HWPF is the name of our port of the Microsoft Word 97(-2007) file format to pure Java. It does not support the new Word 2007 .docx file format, which is not OLE2 based.

HWPF is still in early development. It is in the scratchpad section of the SVN. You will need to ensure you either have a recent SVN checkout, or a recent SVN nightly build (including the scratchpad jar!)

Source in the org.apache.poi.hwpf.model tree is the old legacy code refactored into an object model. Source code in the org.apache.poi.hwpf.extractor tree is a wrapper of this to facilitate easy extraction of interesting things (eg the Text). Source code in the org.apache.poi.hdf tree is the old legacy code.

HWPF Pointman Needed!

At the moment we unfortunately do not have someone taking care for HWPF and fostering its development. What we need is someone to stand up, take this thing under his hood as his baby and push it forward. Ryan Ackley, who put a lot of effort into HWPF, is no longer on board, so HWPF is an orphan child waiting to be adopted.

If you are interested in becoming the new HWPF pointman, you should look into the Microsoft Word internals. A good starting point seems to be Ryan Ackley's overview. This document contains a link to a detailled Word format description you can find somewhere at http://www.wotsit.org/. Please do not contact Ryan Ackley directly, because he is working for a company now that signed a NDA with Microsoft and thus he will be no longer able to answer questions.

As a first step you should familiarize yourself with the source code, examples, test cases, and the HWPF patches available at Bugzilla (if any). Then you should compile an overview of

  • the current HWPF status,
  • the patches in Bugzilla to be checked in (and those that should better be ditched),
  • the available test cases and the test cases still to be written,
  • the available documentation and the docs to be written,
  • anything else that seems reasonable

When you start start coding, you will not yet have write access to the CVS repository.
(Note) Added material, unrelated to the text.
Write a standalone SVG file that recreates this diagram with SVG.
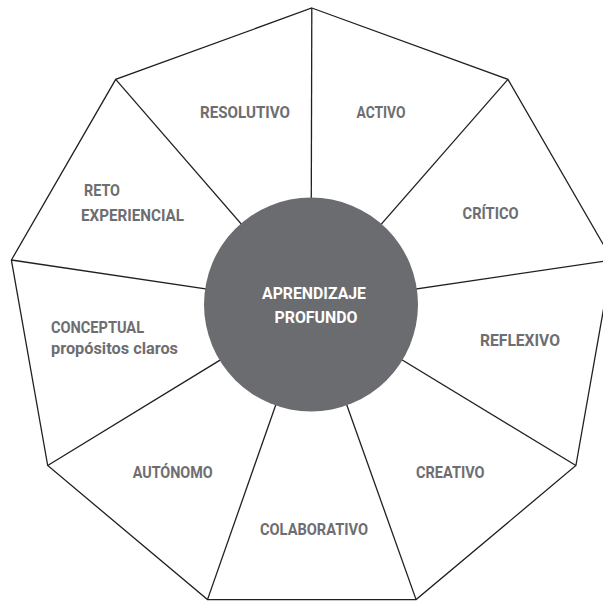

Please submit your patches to Bugzilla and nag Rainer Klute until he commits them. Besides the actual checking in of HWPF patches Rainer will also do some minor reviews now and then of your source code patches, test cases and documentation to help ensure software quality. But most of the time you will be on your own.

Please do not forget to write JUnit test cases and documentation! We won't accept code that doesn't come with test cases. And please consider that other contributors should be able to understand your source code easily. If you need any help getting started with JUnit test cases for HWPF, please ask on the developers' mailing list! If you show that you are prepared to stick at it you will most likely be given CVS commit access.

Important: It is legally vital for POI that you have never seen any documentation or specification from Microsoft that required you or your employer to sign an NDA to get it. Please do read the "Contribution to POI" page for details! This page also contains further information for you to start POI development.

Of course we will help you as best as we can. However, presently there is no committer who is really familiar with the Word format, so you'll be mostly on your own. We are looking forward for you and your contributions! Honor and glory of becoming a POI committer are waiting!